"What is now needed is the most intensive imagination.... It is not merely seeking new experiences, which rapidly become old experiences. It is really learning how to experience our experiences. It is learning how to enjoy our enjoyments."In other words, there are no boring sights, only bored sightseers.
A line of Conor Oberst's comes to mind in the Bright Eyes song Road to Joy: "My mind races with all my longings, but can't keep up with what I've got." The point being made here is that we mustn't lose amid our eschatological, future-focused hopes the ever-present joy of the earthly, the simple, and the wonderfully mundane.
"Men rush towards complexity," Chesterton says, "but they yearn towards simplicity. They try to be kings, but they dream of being shepherds."

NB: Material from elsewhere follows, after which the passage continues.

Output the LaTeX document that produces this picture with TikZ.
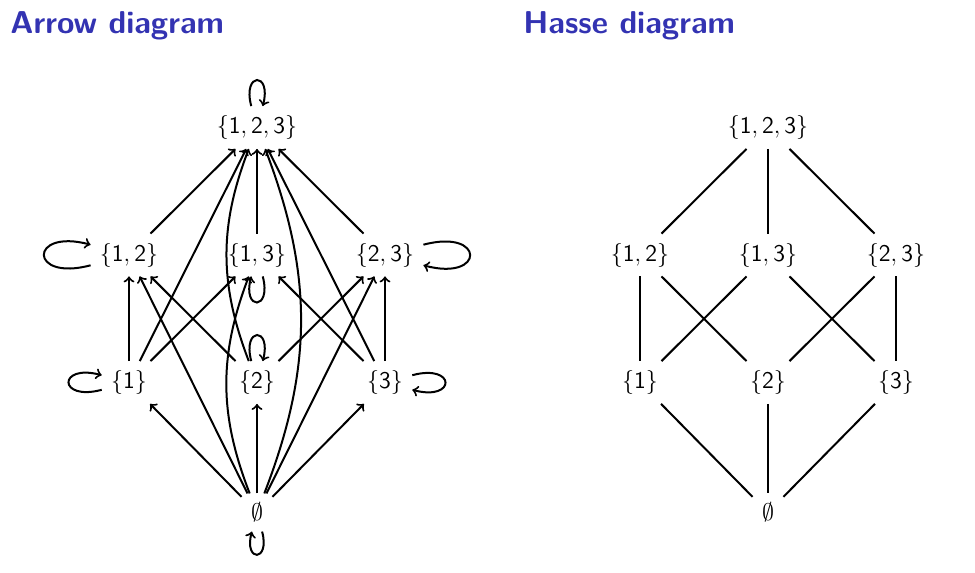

"The point of the story of Satan is not that he revolted against being in hell, but that he revolted against being in heaven. The point about Adam is not that he was discontentedwith the conditions of earth, but that he was discontented with the conditions of the earthly paradise."A sense of wonder and enjoyment of the providential blessings of earth is essential to true humility, and is also a direct by-product of a robust, two kingdoms-driven love for all things ordinary. Sometimes we become so obsessed with the next big thing that we barely notice how good the beer tastes that we're drinking while we dream.
Children, Chesterton points out, are constantly asking grown-ups (often to their frustration) to "Do it again!" Well, he concludes,
"... perhaps God is strong enough to exult in monotony. It is possible that God says every morning, 'Do it again' to the sun; and every evening, 'Do it again' to the moon."World without end. Amen.